Collected data entries:
++++++++
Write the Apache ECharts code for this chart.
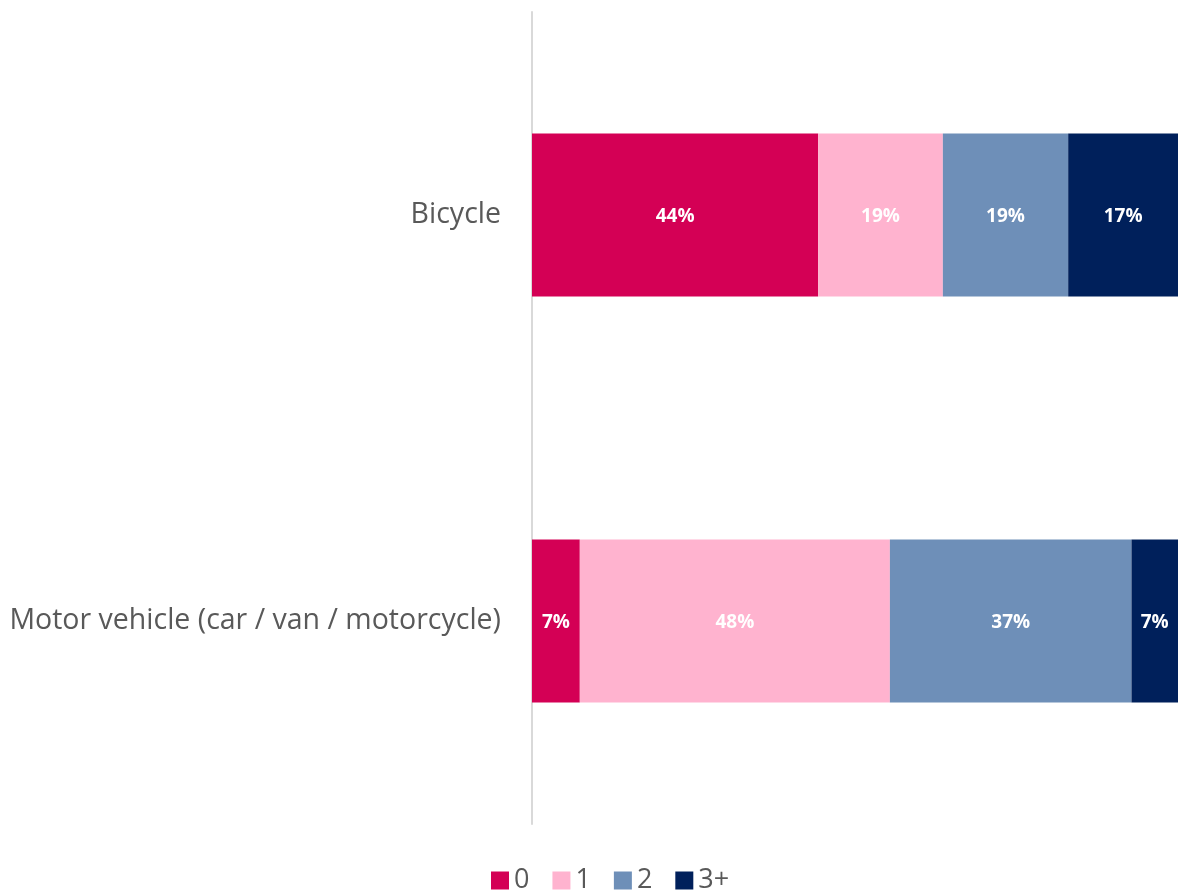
<!DOCTYPE html>
<html>
<head>
<meta charset="utf-8">
<script src="https://cdn.jsdelivr.net/npm/echarts@6/dist/echarts.min.js"></script>
<style>
  html, body { margin: 0; padding: 0; background: #fff; }
  #chart { width: 1178px; height: 894px; }
</style>
</head>
<body>
<div id="chart"></div>
<script>
// categories, top to bottom
var categories = ['Bicycle', 'Motor vehicle (car / van / motorcycle)'];
var seriesNames = ['0', '1', '2', '3+'];
// share of respondents (%), per category
var share0 = [44.3, 7.4];
var share1 = [19.3, 48.0];
var share2 = [19.4, 37.4];
var share3 = [17.0, 7.2];
var colors = ['#D40055', '#FFB3CF', '#6E8FB8', '#00205B'];

var allData = [share0, share1, share2, share3];
var chart = echarts.init(document.getElementById('chart'));

var series = seriesNames.map(function (name, i) {
  return {
    name: name,
    type: 'bar',
    stack: 'total',
    barWidth: 163,
    data: allData[i],
    itemStyle: { color: colors[i] },
    label: {
      show: true,
      position: 'inside',
      offset: [0, 2],
      color: '#fff',
      fontWeight: 'bold',
      fontSize: 19,
      fontFamily: 'Open Sans',
      formatter: function (p) { return Math.round(p.value) + '%'; }
    }
  };
});

chart.setOption({
  animation: false,
  color: colors,
  grid: { left: 532, right: 0, top: 12, bottom: 70 },
  legend: {
    data: seriesNames,
    top: 862,
    left: 486,
    itemWidth: 18,
    itemHeight: 18,
    itemGap: 23,
    icon: 'rect',
    textStyle: { color: '#595959', fontSize: 27, fontFamily: 'Open Sans' }
  },
  xAxis: {
    type: 'value',
    min: 0,
    max: 100,
    show: false
  },
  yAxis: {
    type: 'category',
    inverse: true,
    data: categories,
    axisLine: { show: true, lineStyle: { color: '#D9D9D9', width: 2 } },
    axisTick: { show: false },
    axisLabel: { color: '#595959', fontSize: 28.5, fontFamily: 'Open Sans', margin: 31, padding: [4, 0, 0, 0] }
  },
  series: series
});
</script>
</body>
</html>
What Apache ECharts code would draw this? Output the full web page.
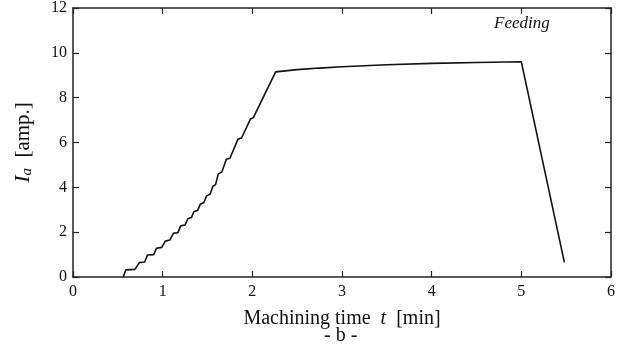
++++++++
— Your objective —
Copy out all the data exactly; skip the pictures.

— Written solution —
Write the Apache ECharts code for this chart.
<!DOCTYPE html>
<html>
<head>
<meta charset="utf-8">
<script src="https://cdn.jsdelivr.net/npm/echarts@6/dist/echarts.min.js"></script>
<style>
  html, body { margin: 0; padding: 0; background: #fff; }
  #chart { width: 1178px; height: 894px; }
</style>
</head>
<body>
<div id="chart"></div>
<script>
// categories, top to bottom
var categories = ['Bicycle', 'Motor vehicle (car / van / motorcycle)'];
var seriesNames = ['0', '1', '2', '3+'];
// share of respondents (%), per category
var share0 = [44.3, 7.4];
var share1 = [19.3, 48.0];
var share2 = [19.4, 37.4];
var share3 = [17.0, 7.2];
var colors = ['#D40055', '#FFB3CF', '#6E8FB8', '#00205B'];

var allData = [share0, share1, share2, share3];
var chart = echarts.init(document.getElementById('chart'));

var series = seriesNames.map(function (name, i) {
  return {
    name: name,
    type: 'bar',
    stack: 'total',
    barWidth: 163,
    data: allData[i],
    itemStyle: { color: colors[i] },
    label: {
      show: true,
      position: 'inside',
      offset: [0, 2],
      color: '#fff',
      fontWeight: 'bold',
      fontSize: 19,
      fontFamily: 'Open Sans',
      formatter: function (p) { return Math.round(p.value) + '%'; }
    }
  };
});

chart.setOption({
  animation: false,
  color: colors,
  grid: { left: 532, right: 0, top: 12, bottom: 70 },
  legend: {
    data: seriesNames,
    top: 862,
    left: 486,
    itemWidth: 18,
    itemHeight: 18,
    itemGap: 23,
    icon: 'rect',
    textStyle: { color: '#595959', fontSize: 27, fontFamily: 'Open Sans' }
  },
  xAxis: {
    type: 'value',
    min: 0,
    max: 100,
    show: false
  },
  yAxis: {
    type: 'category',
    inverse: true,
    data: categories,
    axisLine: { show: true, lineStyle: { color: '#D9D9D9', width: 2 } },
    axisTick: { show: false },
    axisLabel: { color: '#595959', fontSize: 28.5, fontFamily: 'Open Sans', margin: 31, padding: [4, 0, 0, 0] }
  },
  series: series
});
</script>
</body>
</html>
What Apache ECharts code would draw this? Output the full web page.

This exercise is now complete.